UÇ OK HİÇ YOK


Anlattıklarının birçoğunu bizler de ilgiyle takip ettik, ediyoruz. Hepimizin malumu olan ama zamanın hükümetlerinin görmediği karanlık noktaları aydınlığa çıkarmak ve FETÖ denen vampiri iyice tanımak adına anlatımlarını toplumumuz adına takdir de ediyoruz.
Temiz yüzlü ve oldukça masum görünen Hava Kuvvetleri eski savcısı Hâkim Albay Ahmet Zeki Üçok, 15 Temmuz darbe girişimi ardından tekrar gündeme geldi. 2009 yılında TSK içindeki paralel yapılanmayı ortaya koyan Üçok, darbe girişimi hakkındaki çarpıcı açıklamalarıyla yine çok konuşulan isimlerden biri haline geldiğini herkes biliyor.
Bizim bugün konumuz bu değil.
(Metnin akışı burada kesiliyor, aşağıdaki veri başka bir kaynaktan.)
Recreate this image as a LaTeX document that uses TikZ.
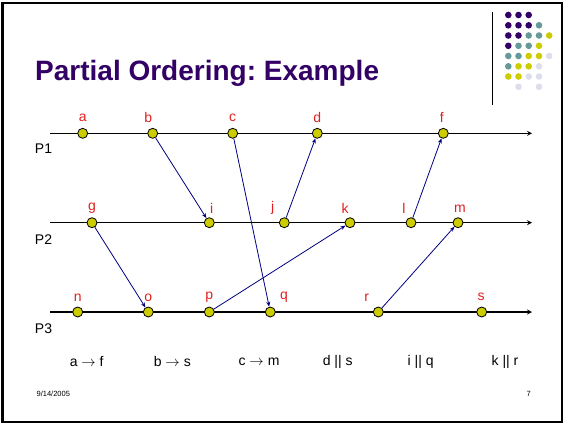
\documentclass[tikz,border=0pt]{standalone}
\usepackage{fontspec}
\setmainfont{Liberation Sans}
\usetikzlibrary{arrows.meta}
\definecolor{ttlpurple}{HTML}{330066}
\definecolor{dotteal}{HTML}{669999}
\definecolor{dotyellow}{HTML}{CCCC00}
\definecolor{dotlilac}{HTML}{DDDDEE}
\definecolor{evred}{HTML}{E02020}
\definecolor{msgblue}{HTML}{000080}
\frenchspacing
\begin{document}
\begin{tikzpicture}[x=1pt,y=-1pt,every node/.style={font=\fontsize{14}{16}\selectfont,inner sep=0pt},
  ev/.style={circle,draw,fill=dotyellow,minimum size=10pt,line width=.8pt},
  evlab/.style={text=evred},
  msg/.style={draw=msgblue,line width=.8pt,-{Stealth[length=5pt,width=4pt]}},
  tl/.style={line width=1.4pt,-{Stealth[length=5pt,width=5pt]}}]
\useasboundingbox (0,0) rectangle (564,424);
\draw[line width=2.5pt] (2.6,2.8) rectangle (562,422);
\node[anchor=base west,text=ttlpurple,font=\fontsize{28}{32}\selectfont\bfseries] (title) at (35,80) {Partial Ordering: Example};
\draw[line width=.9pt] (492.3,11.7) -- (492.3,105);
\fill[ttlpurple] (508.3,15) circle (3.3) (518.5,15) circle (3.3) (528.7,15) circle (3.3)
  (508.3,25.3) circle (3.3) (518.5,25.3) circle (3.3) (528.7,25.3) circle (3.3)
  (508.3,35.5) circle (3.3) (518.5,35.5) circle (3.3) (508.3,45.8) circle (3.3);
\fill[dotteal] (539,25.3) circle (3.3) (528.7,35.5) circle (3.3) (539,35.5) circle (3.3)
  (518.5,45.8) circle (3.3) (528.7,45.8) circle (3.3) (508.3,56) circle (3.3)
  (518.5,56) circle (3.3) (508.3,66.3) circle (3.3);
\fill[dotyellow] (549.2,35.5) circle (3.3) (539,45.8) circle (3.3) (528.7,56) circle (3.3)
  (539,56) circle (3.3) (518.5,66.3) circle (3.3) (528.7,66.3) circle (3.3)
  (508.3,76.5) circle (3.3) (518.5,76.5) circle (3.3);
\fill[dotlilac] (549.2,56) circle (3.3) (539,66.3) circle (3.3) (528.7,76.5) circle (3.3)
  (539,76.5) circle (3.3) (518.5,86.8) circle (3.3) (539,86.8) circle (3.3);
\coordinate (p1s) at (50,133.3);
\coordinate (p1e) at (532,133.3);
\coordinate (p2s) at (50,222.7);
\coordinate (p2e) at (532,222.7);
\coordinate (p3s) at (50,312);
\coordinate (p3e) at (532,312);
\draw[tl] (p1s) -- (p1e);
\draw[tl] (p2s) -- (p2e);
\draw[tl] (p3s) -- (p3e);
\node (P1) at (43.5,149) {P1};
\node (P2) at (43.5,239.3) {P2};
\node (P3) at (43.5,329) {P3};
\node[ev] (a) at (82.7,133.3) {};\node[evlab] (ta) at (82.7,117.3) {a};
\node[ev] (b) at (152.7,133.3) {};\node[evlab] (tb) at (148.3,117.3) {b};
\node[ev] (c) at (232.7,133.3) {};\node[evlab] (tc) at (232.7,117.3) {c};
\node[ev] (d) at (317.3,133.3) {};\node[evlab] (td) at (317.3,117.3) {d};
\node[ev] (f) at (443.3,133.3) {};\node[evlab] (tf) at (441.7,117.3) {f};
\node[ev] (g) at (92,222.7) {};\node[evlab] (tg) at (92,208.3) {g};
\node[ev] (i) at (209.3,222.7) {};\node[evlab] (ti) at (211.7,208.3) {i};
\node[ev] (j) at (284.3,222.7) {};\node[evlab] (tj) at (272.7,208.3) {j};
\node[ev] (k) at (350,222.7) {};\node[evlab] (tk) at (345,208.3) {k};
\node[ev] (l) at (411,222.7) {};\node[evlab] (tl) at (404,208.3) {l};
\node[ev] (m) at (458,222.7) {};\node[evlab] (tm) at (460,208.3) {m};
\node[ev] (n) at (77.7,312) {};\node[evlab] (tn) at (77.7,297.3) {n};
\node[ev] (o) at (148.3,312) {};\node[evlab] (to) at (148.3,297.3) {o};
\node[ev] (p) at (209.3,312) {};\node[evlab] (tp) at (209.3,297.3) {p};
\node[ev] (q) at (270.3,312) {};\node[evlab] (tq) at (284,297.3) {q};
\node[ev] (r) at (378.3,312) {};\node[evlab] (tr) at (366.7,297.3) {r};
\node[ev] (s) at (481.7,312) {};\node[evlab] (ts) at (481,297.3) {s};
\draw[msg] (b) -- (i);
\draw[msg] (c) -- (q);
\draw[msg] (j) -- (d);
\draw[msg] (l) -- (f);
\draw[msg] (g) -- (o);
\draw[msg] (p) -- (k);
\draw[msg] (r) -- (m);
\node (r1) at (86.7,361.7) {a $\rightarrow$ f};
\node (r2) at (172.3,361.7) {b $\rightarrow$ s};
\node (r3) at (259,361.7) {c $\rightarrow$ m};
\node (r4) at (337.7,361.7) {d || s};
\node (r5) at (420.7,361.7) {i || q};
\node (r6) at (505,361.7) {k || r};
\node[font=\fontsize{7.5}{9}\selectfont] (date) at (53.3,394) {9/14/2005};
\node[font=\fontsize{7.5}{9}\selectfont] (page) at (528.7,394) {7};
\end{tikzpicture}
\end{document}
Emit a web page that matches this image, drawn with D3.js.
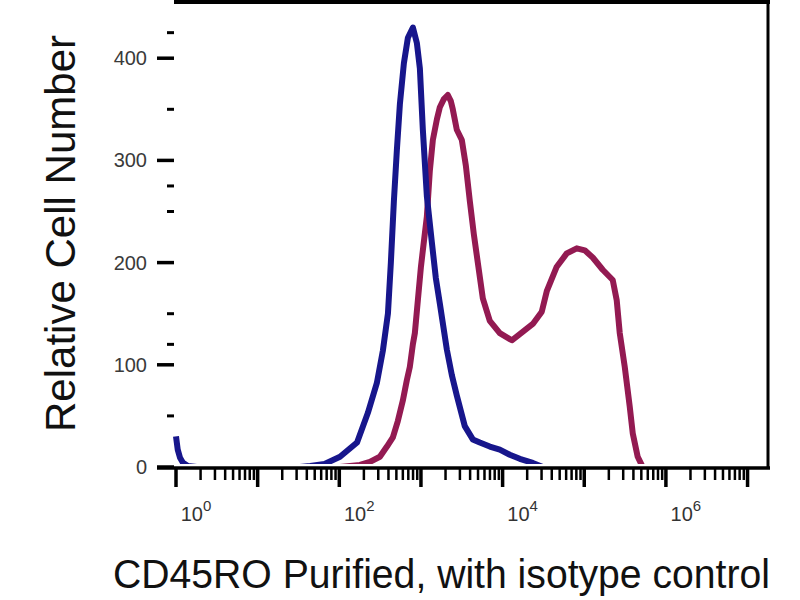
<!DOCTYPE html>
<html>
<head>
<meta charset="utf-8">
<script src="https://cdn.jsdelivr.net/npm/d3@7"></script>
<style>
  body { margin: 0; background: #fff; }
</style>
</head>
<body>
<div id="chart"></div>
<script>
// isotype control (blue) and CD45RO (red) histograms: intensity vs count
var blueX = [1, 1.05, 1.12, 1.22, 1.4, 1.8, 33, 44, 66, 102, 165, 224, 288, 342,
  394, 428, 466, 507, 552, 618, 692, 797, 891, 970, 1055, 1181, 1359, 1521, 1703,
  2075, 2388, 2748, 3442, 4315, 5258, 6970, 9240, 12250, 16250, 23440, 31050, 50120];
var blueCount = [30, 17, 9, 4, 1, 0, 0, 1, 3, 10, 24, 53, 82, 114,
  150, 200, 260, 310, 355, 395, 420, 430, 415, 390, 330, 265, 220, 185, 160,
  115, 90, 70, 40, 27, 24, 20, 17, 12, 8, 4, 0, 0];

var redX = [102, 179, 237, 314, 383, 453, 521, 600, 672, 731, 796, 842, 916, 997,
  1055, 1181, 1285, 1399, 1566, 1703, 1906, 2133, 2323, 2455, 2748, 3167, 3546,
  3970, 4440, 4970, 5725, 6970, 9240, 12970, 16250, 23440, 30200, 34750, 46050,
  61050, 80950, 101400, 127000, 168300, 223300, 250000, 272100, 313300, 360600,
  392600, 451600, 519700, 839500];
var redCount = [0, 2, 5, 10, 20, 29, 45, 65, 85, 98, 120, 131, 163, 195,
  212, 245, 290, 320, 340, 352, 360, 364, 358, 350, 330, 320, 295,
  260, 228, 200, 165, 143, 131, 124, 130, 140, 152, 172, 196,
  209, 214, 212, 205, 193, 183, 163, 131, 98, 59,
  33, 10, 0, 0];

var yMajor = [0, 100, 200, 300, 400];
var yMinor = [50, 120, 150, 250, 275, 350, 425];
var xDecades = [1, 10, 100, 1000, 10000, 100000, 1000000, 10000000];
var xLabelExp = [0, 2, 4, 6];

var xTitle = "CD45RO Purified, with isotype control";
var yTitle = "Relative Cell Number";

// set the dimensions of the plot area
var plot = {left: 176, right: 768, top: 2, bottom: 467};

var svg = d3.select("#chart")
  .append("svg")
    .attr("width", 800)
    .attr("height", 600);

var x = d3.scaleLog()
  .domain([1, 17800000])
  .range([plot.left, plot.right]);

var y = d3.scaleLinear()
  .domain([0, 455])
  .range([plot.bottom, plot.top]);

// hide the part of the curves that runs along the baseline
svg.append("clipPath")
  .attr("id", "plot-clip")
  .append("rect")
    .attr("x", plot.left - 5)
    .attr("y", plot.top)
    .attr("width", plot.right - plot.left + 5)
    .attr("height", plot.bottom - plot.top - 3);

var line = d3.line()
  .x(function(d) { return x(d[0]); })
  .y(function(d) { return y(d[1]); });

// red curve first, blue on top
svg.append("path")
  .datum(d3.zip(redX, redCount))
  .attr("clip-path", "url(#plot-clip)")
  .attr("fill", "none")
  .attr("stroke", "#931a52")
  .attr("stroke-width", 6)
  .attr("stroke-linejoin", "round")
  .attr("d", line);

svg.append("path")
  .datum(d3.zip(blueX, blueCount))
  .attr("clip-path", "url(#plot-clip)")
  .attr("fill", "none")
  .attr("stroke", "#17168c")
  .attr("stroke-width", 6)
  .attr("stroke-linejoin", "round")
  .attr("d", line);

// frame: top and right border
svg.append("line")
  .attr("x1", plot.left - 2).attr("x2", plot.right + 2)
  .attr("y1", plot.top).attr("y2", plot.top)
  .attr("stroke", "#000").attr("stroke-width", 4);
svg.append("line")
  .attr("x1", plot.right).attr("x2", plot.right)
  .attr("y1", plot.top).attr("y2", plot.bottom + 1)
  .attr("stroke", "#000").attr("stroke-width", 3);

// X axis (log)
var xMinor = [];
xDecades.forEach(function(d) {
  for (var k = 2; k <= 9; k++) {
    if (d * k < 17800000) xMinor.push(d * k);
  }
});

var xAxisG = svg.append("g");
xAxisG.append("line")
  .attr("x1", 157).attr("x2", plot.right + 2)
  .attr("y1", plot.bottom + 1).attr("y2", plot.bottom + 1)
  .attr("stroke", "#000").attr("stroke-width", 3.5);
xAxisG.selectAll(".xminor")
  .data(xMinor)
  .enter().append("line")
    .attr("x1", function(d) { return x(d); })
    .attr("x2", function(d) { return x(d); })
    .attr("y1", plot.bottom).attr("y2", plot.bottom + 13)
    .attr("stroke", "#000").attr("stroke-width", 2.5);
xAxisG.selectAll(".xmajor")
  .data(xDecades)
  .enter().append("line")
    .attr("x1", function(d) { return x(d); })
    .attr("x2", function(d) { return x(d); })
    .attr("y1", plot.bottom).attr("y2", plot.bottom + 20)
    .attr("stroke", "#000").attr("stroke-width", 3.5);

var xLab = xAxisG.selectAll(".xlab")
  .data(xLabelExp)
  .enter().append("text")
    .attr("x", function(d) { return x(Math.pow(10, d)) + 20; })
    .attr("y", 521)
    .attr("text-anchor", "middle")
    .style("font-family", "Liberation Sans, Arial, sans-serif")
    .style("font-size", "20px")
    .attr("fill", "#333");
xLab.append("tspan").text("10");
xLab.append("tspan")
  .attr("dy", -10)
  .style("font-size", "15px")
  .text(function(d) { return d; });

// Y axis: short tick dashes, no axis line
var yAxisG = svg.append("g");
yAxisG.selectAll(".ymajor")
  .data(yMajor)
  .enter().append("line")
    .attr("x1", 157).attr("x2", 174)
    .attr("y1", function(d) { return y(d); })
    .attr("y2", function(d) { return y(d); })
    .attr("stroke", "#000").attr("stroke-width", 3.5);
yAxisG.selectAll(".yminor")
  .data(yMinor)
  .enter().append("line")
    .attr("x1", 167).attr("x2", 174)
    .attr("y1", function(d) { return y(d); })
    .attr("y2", function(d) { return y(d); })
    .attr("stroke", "#000").attr("stroke-width", 3);
yAxisG.selectAll(".ylab")
  .data(yMajor)
  .enter().append("text")
    .attr("x", 147)
    .attr("y", function(d) { return y(d); })
    .attr("dy", "0.35em")
    .attr("text-anchor", "end")
    .style("font-family", "Liberation Sans, Arial, sans-serif")
    .style("font-size", "20px")
    .attr("fill", "#3a3a3a")
    .text(function(d) { return d; });

// axis titles
svg.append("text")
  .attr("x", 113)
  .attr("y", 588)
  .attr("textLength", 657)
  .attr("lengthAdjust", "spacingAndGlyphs")
  .style("font-family", "Liberation Sans Narrow, Liberation Sans, Arial, sans-serif")
  .style("font-size", "41px")
  .attr("fill", "#111")
  .text(xTitle);

svg.append("text")
  .attr("transform", "translate(75,432) rotate(-90)")
  .attr("textLength", 397)
  .attr("lengthAdjust", "spacingAndGlyphs")
  .style("font-family", "Liberation Sans, Arial, sans-serif")
  .style("font-size", "42px")
  .attr("fill", "#111")
  .text(yTitle);
</script>
</body>
</html>
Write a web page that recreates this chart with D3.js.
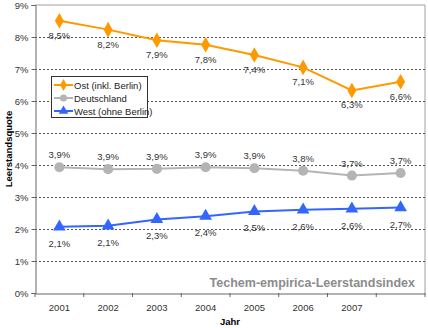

Uçok'un, Ali Savaş'ın deyimiyle "Bir askerin asker kaçağını savunmak için CAS'ın kapısına kadar gitmesi" meselesi üstünde durmak istiyorum.
Futbolu hiç bilmeyen, topu görse bal kabağı zannedecek kadar futbol cahili bir adam, hangi sıfatla CAS'a gönderiliyor ve Fener'in FETÖ kumpasına uğradığını anlatmaya kalkıyor gerçekten anlayan beri gelsin.
Sonra Fener sanki gavur takımıyla davalık da bu şahsi güdülmüş zevat, Trabzon'u yabancı bir takım görerek mağdur etmenin pimini ta İsviçrelere giderek çekmek istiyor.
Uçok'a hatırlatırız senin okların Trabzonspor'a vız gelir. Hele bir Trabzonlu karşına çıktığında ve kendisinden bu bilgisizce şike palyaçoluğuna soyunmasının hakiki anlamını nezaketini bozmadan sorduğunda ne yanıt vereceğini bilmek isteriz.
Türkiye'de FETÖ denen melanet en az yirmi yıldır etkin bir örgüt. O zaman Alaattin Cakıcılar ve diğer yiğit insanların da cezaevlerinde yatmasının nedeni FETÖ'dür deyip niçin onlar için tv'lerde bir kelam etmiyor kimse.
İş, askerliği yapmayan ama askerleri Fener Orduevi'nde bir komutan edasıyla sevk ve idare eden, onları talimatlandırıp İsviçre'ye veya tv'lere gönderen, onları ruhen ve fikren sağan bir insan acaba başka bir paralel yapı olmasın sakın!
Biz çok çektik paralel yapılardan. Bugün FETÖ yarın ÇETÖ başımıza boza pişirmesin.
Sözün özü, sen sen ol Uçok Trabzonspor'a bulaşma. Seni adam sanıp ekranlardan izleyenlerin sayısının mındık suyuna düşeceğini yakında göreceksin.
Biz hakları iç edilmiş, şikeden dolayı canlar kaybetmiş bir camiayız. Sen tuzukurların safında, bilmediğin konuları Türklükle temayüz etmiş Trabzon'a karşı 'şike yoktu, FETÖ vardı' basitliğine işi indirgeyerek bu pisliğe yorgan olursan bir yazar olarak uyarayım ayazda bırakırlar seni. Azizler bile kaldığın yanlızlıkta sana selam bile vermez.
Zihni fakirlik içindeysen bir hatırlatma ile ussuz  başa takoz olalım ne dersin?
İlker Başbuğ en sıkışık anında basın toplantısını Söğütlüçeşme'de (Fener) değil de Trabzon'da niçin yaptı bir düşün!